Aim – Take every line from the listing below that includes "this" and copy it.

Entries –
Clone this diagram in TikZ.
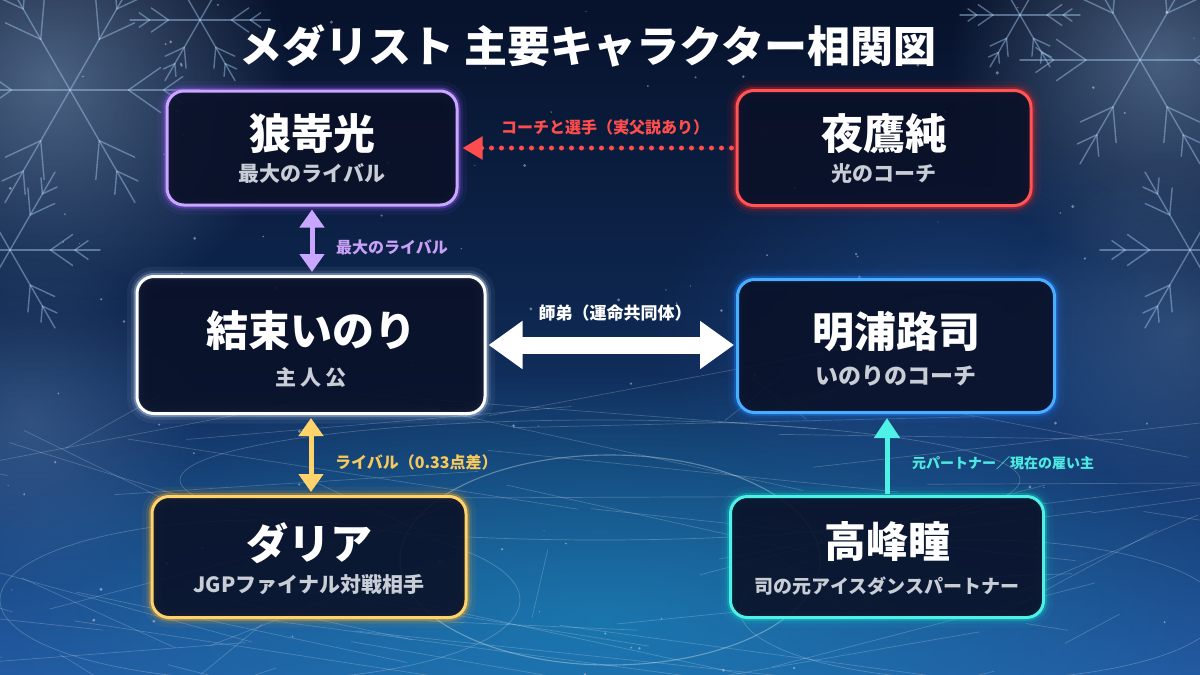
\documentclass[tikz,border=0pt]{standalone}
\usepackage{fontspec}
\setmainfont{Noto Sans CJK JP}
\usetikzlibrary{arrows.meta,fadings,calc}
\definecolor{bgtop}{HTML}{07122B}
\definecolor{bgmid}{HTML}{0E2852}
\definecolor{bgbot}{HTML}{2358A0}
\definecolor{boxfill}{HTML}{0A1128}
\definecolor{subgray}{HTML}{C8CDD6}
\definecolor{pcore}{HTML}{C9A6FF}\definecolor{pglow}{HTML}{9B5CFF}
\definecolor{rcore}{HTML}{FF5555}\definecolor{rglow}{HTML}{FF2222}
\definecolor{wcore}{HTML}{FFFFFF}\definecolor{wglow}{HTML}{CFE4FF}
\definecolor{bcore}{HTML}{4AAEFF}\definecolor{bglow}{HTML}{1E7FFF}
\definecolor{gcore}{HTML}{FFD36B}\definecolor{gglow}{HTML}{FFB020}
\definecolor{tcore}{HTML}{4FF0E6}\definecolor{tglow}{HTML}{10D0C8}
\definecolor{plab}{HTML}{C9A0F8}
\definecolor{rlab}{HTML}{FF4D4D}
\definecolor{glab}{HTML}{F7C85E}
\definecolor{tlab}{HTML}{4DE8E0}
\definecolor{frost}{HTML}{A8CCF2}
\tikzfading[name=softglow, inner color=transparent!0, outer color=transparent!100]
\newcommand\icecrystal[3]{%
  \begin{scope}[shift={(#1,#2)}]
    \foreach \a in {0,60,...,300}{%
      \draw[crystal] (0,0) -- (\a:#3);
      \draw[crystal] (\a:{#3*0.45}) -- ++(\a+35:{#3*0.3});
      \draw[crystal] (\a:{#3*0.45}) -- ++(\a-35:{#3*0.3});
      \draw[crystal] (\a:{#3*0.72}) -- ++(\a+35:{#3*0.18});
      \draw[crystal] (\a:{#3*0.72}) -- ++(\a-35:{#3*0.18});
    }
  \end{scope}}
\tikzset{
  cbox/.style 2 args={draw=#1, line width=3pt, rounded corners=17pt,
    fill=boxfill, fill opacity=0.9, inner sep=0pt,
    preaction={draw=#2, line width=20pt, draw opacity=0.06, fill opacity=0},
    preaction={draw=#2, line width=12pt, draw opacity=0.12, fill opacity=0},
    preaction={draw=#2, line width=7pt, draw opacity=0.35, fill opacity=0}},
  pname/.style={text=white, font=\fontsize{42}{46}\selectfont\bfseries, inner sep=0pt},
  psub/.style={text=subgray, font=\fontsize{21}{24}\selectfont\bfseries, inner sep=0pt},
  rlabel/.style={font=\fontsize{16}{18}\selectfont\bfseries, inner sep=0pt},
  thinarrow/.style={line width=5pt, {Triangle[length=18pt,width=24pt]}-{Triangle[length=18pt,width=24pt]}, shorten <=3pt, shorten >=3pt},
  crystal/.style={draw=frost, line width=1.4pt, draw opacity=0.45, line cap=round},
  scratch/.style={draw=white, line width=0.7pt, draw opacity=0.2},
}
\begin{document}
\begin{tikzpicture}[x=1pt,y=-1pt]
\useasboundingbox (0,0) rectangle (1200,675);
% ---------- background ----------
\begin{scope}
\clip (0,0) rectangle (1200,675);
\shade[top color=bgtop, bottom color=bgbot, middle color=bgmid] (0,0) rectangle (1200,675);
\fill[bgbot!60!cyan, path fading=softglow, opacity=0.5] (600,620) ellipse (650 and 250);
\fill[bgbot, path fading=softglow, opacity=0.5] (950,330) ellipse (300 and 200);
\fill[frost, path fading=softglow, opacity=0.42] (50,80) circle (240);
\fill[frost, path fading=softglow, opacity=0.40] (1160,60) circle (210);
\fill[frost, path fading=softglow, opacity=0.2] (30,420) circle (170);
\fill[frost, path fading=softglow, opacity=0.2] (1180,330) circle (170);
\icecrystal{70}{90}{130}
\icecrystal{10}{250}{90}
\icecrystal{200}{20}{70}
\icecrystal{1140}{60}{120}
\icecrystal{1190}{250}{90}
\icecrystal{1020}{15}{60}
\pgfmathsetseed{7}
\foreach \i in {1,...,75}{%
  \pgfmathsetmacro\xa{rnd*1400-100}
  \pgfmathsetmacro\ya{400+rnd*290}
  \pgfmathsetmacro\xb{\xa+(rnd-0.5)*1000}
  \pgfmathsetmacro\yb{\ya+(rnd-0.5)*180}
  \draw[scratch] (\xa,\ya) -- (\xb,\yb);
}
\draw[scratch, draw opacity=0.32, line width=1.1pt] (610,560) ellipse (210 and 105);
\draw[scratch, draw opacity=0.22] (260,600) ellipse (260 and 80);
\draw[scratch, draw opacity=0.22] (980,610) ellipse (240 and 70);
\draw[scratch, draw opacity=0.22] (600,480) ellipse (420 and 60);
\foreach \i in {1,...,140}{%
  \pgfmathsetmacro\sx{rnd*1200}
  \pgfmathsetmacro\sy{rnd*675}
  \pgfmathsetmacro\sr{0.5+rnd*1.2}
  \fill[white, opacity=0.4] (\sx,\sy) circle (\sr);
}
\end{scope}
% ---------- title ----------
\node[text=white, font=\fontsize{43}{46}\selectfont\bfseries, inner sep=0pt] (title) at (588,46) {メダリスト 主要キャラクター相関図};
% ---------- boxes ----------
\node[cbox={pcore}{pglow}, minimum width=290pt, minimum height=114pt] (hikaru) at (312,148) {};
\node[cbox={rcore}{rglow}, minimum width=294pt, minimum height=115pt] (yoru) at (884,148) {};
\node[cbox={wcore}{wglow}, minimum width=348pt, minimum height=137pt] (inori) at (311,345) {};
\node[cbox={bcore}{bglow}, minimum width=317pt, minimum height=133pt] (tsukasa) at (896,346) {};
\node[cbox={gcore}{gglow}, minimum width=314pt, minimum height=121pt] (dalia) at (309,557) {};
\node[cbox={tcore}{tglow}, minimum width=313pt, minimum height=121pt] (hitomi) at (887,557) {};
% ---------- names ----------
\node[pname] (hikaruN) at (312,134) {狼嵜光};
\node[psub] (hikaruS) at (312,174) {最大のライバル};
\node[pname] (yoruN) at (884,134) {夜鷹純};
\node[psub] (yoruS) at (884,174) {光のコーチ};
\node[pname] (inoriN) at (311,331) {結束いのり};
\node[psub] (inoriS) at (311,378) {主\hspace{4pt}人\hspace{4pt}公};
\node[pname] (tsukasaN) at (896,332) {明浦路司};
\node[psub, font=\fontsize{23}{26}\selectfont\bfseries] (tsukasaS) at (896,376) {いのりのコーチ};
\node[pname] (daliaN) at (309,543) {ダリア};
\node[psub] (daliaS) at (309,585) {JGPファイナル対戦相手};
\node[pname] (hitomiN) at (887,542) {高峰瞳};
\node[psub, font=\fontsize{19}{22}\selectfont\bfseries] (hitomiS) at (887,586) {司の元アイスダンスパートナー};
% ---------- connectors ----------
\draw[thinarrow, draw=pcore, fill=pcore] (hikaru.south) -- (hikaru.south |- inori.north);
\draw[thinarrow, draw=gcore, fill=gcore] (inori.south) -- (inori.south |- dalia.north);
\draw[draw=white, fill=white, line width=17pt,
      {Triangle[length=34pt,width=46pt]}-{Triangle[length=34pt,width=46pt]},
      shorten <=2pt, shorten >=2pt]
      (inori.east) -- (inori.east -| tsukasa.west);
\draw[draw=rlab, fill=rlab, line width=5pt, line cap=round, dash pattern=on 0pt off 10pt,
      -{Triangle[length=20pt,width=22pt]}, shorten <=4pt, shorten >=4pt]
      (yoru.west) -- (yoru.west -| hikaru.east);
\draw[draw=tcore, fill=tcore, line width=5pt, -{Triangle[length=20pt,width=25pt]},
      shorten <=1pt, shorten >=4pt]
      (hitomi.north) -- (hitomi.north |- tsukasa.south);
% ---------- labels ----------
\node[rlabel, text=plab, anchor=west] (labP) at (336,247) {最大のライバル};
\node[rlabel, text=glab, anchor=west] (labG) at (335,462) {ライバル（0.33点差）};
\node[rlabel, text=white, font=\fontsize{17}{19}\selectfont\bfseries] (labW) at (615,313) {師弟（運命共同体）};
\node[rlabel, text=rlab] (labR) at (605,127) {コーチと選手（実父説あり）};
\node[rlabel, text=tlab, font=\fontsize{14}{17}\selectfont\bfseries, anchor=west] (labT) at (912,463) {元パートナー／現在の雇い主};
\end{tikzpicture}
\end{document}
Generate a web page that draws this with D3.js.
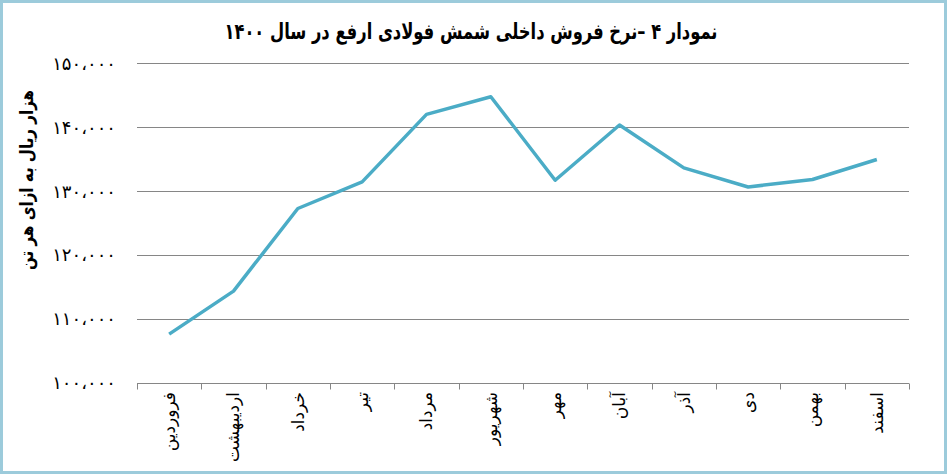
<!DOCTYPE html>
<html lang="fa">
<head>
<meta charset="utf-8">
<script src="https://cdn.jsdelivr.net/npm/d3@7.9.0/dist/d3.min.js"></script>
<style>
  html, body { margin: 0; padding: 0; background: #fff; }
  svg { display: block; font-family: "DejaVu Sans", sans-serif; }
</style>
</head>
<body>
<svg id="chart" width="947" height="474"></svg>
<script>
// months of 1400
const months = ['فروردین', 'اردیبهشت', 'خرداد', 'تیر', 'مرداد', 'شهریور',
  'مهر', 'آبان', 'آذر', 'دی', 'بهمن', 'اسفند'];

// price (thousand rials per tonne)
const prices = [107650, 114380, 127300, 131460, 142030, 144790,
  131720, 140360, 133650, 130670, 131830, 134960];

const yTicks = [100000, 110000, 120000, 130000, 140000, 150000];

const title = 'نمودار ۴ –نرخ فروش داخلی شمش فولادی ارفع در سال ۱۴۰۰';
const yTitle = 'هزار ریال به ازای هر تن';

const width = 947, height = 474;
const plot = { left: 137, right: 909, top: 63.4, bottom: 383 };

const svg = d3.select('#chart');

// outer frame
svg.append('rect')
  .attr('x', 1.5).attr('y', 1.5)
  .attr('width', width - 3).attr('height', height - 3)
  .attr('fill', '#fff')
  .attr('stroke', '#9ccbdb')
  .attr('stroke-width', 3);

const x = d3.scaleBand().domain(months).range([plot.left, plot.right]).padding(0);
const y = d3.scaleLinear().domain([100000, 150000]).range([plot.bottom, plot.top]);

// persian digits + arabic comma
const fa = (n) => d3.format(',')(n)
  .replace(/,/g, '،')
  .replace(/\d/g, (c) => '۰۱۲۳۴۵۶۷۸۹'[+c]);

// gridlines
svg.append('g')
  .selectAll('line')
  .data(yTicks.slice(1))
  .join('line')
  .attr('x1', plot.left).attr('x2', plot.right)
  .attr('y1', d => Math.round(y(d)) + 0.5).attr('y2', d => Math.round(y(d)) + 0.5)
  .attr('stroke', '#868686')
  .attr('stroke-width', 1);

// y labels
svg.append('g')
  .selectAll('text')
  .data(yTicks)
  .join('text')
  .attr('x', 116)
  .attr('y', d => y(d))
  .attr('dy', '0.35em')
  .attr('text-anchor', 'end')
  .attr('font-size', 18)
  .attr('letter-spacing', 2.3)
  .attr('fill', '#000')
  .text(d => fa(d));

// x axis line + boundary ticks
const axisY = Math.round(plot.bottom) + 0.5;
svg.append('line')
  .attr('x1', plot.left).attr('x2', plot.right)
  .attr('y1', axisY).attr('y2', axisY)
  .attr('stroke', '#868686');

const bounds = months.map(m => x(m)).concat([x.range()[1]]);
svg.append('g')
  .selectAll('line')
  .data(bounds)
  .join('line')
  .attr('x1', d => Math.round(d) + 0.5).attr('x2', d => Math.round(d) + 0.5)
  .attr('y1', axisY).attr('y2', axisY + 6)
  .attr('stroke', '#868686');

// x labels, rotated, hanging from the axis
svg.append('g')
  .selectAll('text')
  .data(months)
  .join('text')
  .attr('transform', d => `translate(${x(d) + x.bandwidth() / 2},392) rotate(-90)`)
  .attr('dy', '0.35em')
  .attr('text-anchor', 'end')
  .attr('font-size', 17)
  .attr('fill', '#000')
  .text(d => d);

// line
const line = d3.line()
  .x((d, i) => x(months[i]) + x.bandwidth() / 2)
  .y(d => y(d));

svg.append('path')
  .datum(prices)
  .attr('d', line)
  .attr('fill', 'none')
  .attr('stroke', '#4bacc6')
  .attr('stroke-width', 3.5)
  .attr('stroke-linejoin', 'round');

// title
svg.append('text')
  .attr('x', 471)
  .attr('y', 39)
  .attr('text-anchor', 'middle')
  .attr('font-size', 22)
  .attr('font-weight', 'bold')
  .attr('textLength', 493)
  .attr('lengthAdjust', 'spacingAndGlyphs')
  .attr('fill', '#000')
  .text(title);

// y axis title
svg.append('text')
  .attr('transform', 'translate(27,180) rotate(-90)')
  .attr('dy', '0.35em')
  .attr('text-anchor', 'middle')
  .attr('font-size', 18)
  .attr('font-weight', 'bold')
  .attr('textLength', 180)
  .attr('lengthAdjust', 'spacingAndGlyphs')
  .attr('fill', '#000')
  .text(yTitle);
</script>
</body>
</html>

Exercise answer –
Clone this diagram in TikZ.
Generate a web page that draws this with D3.js.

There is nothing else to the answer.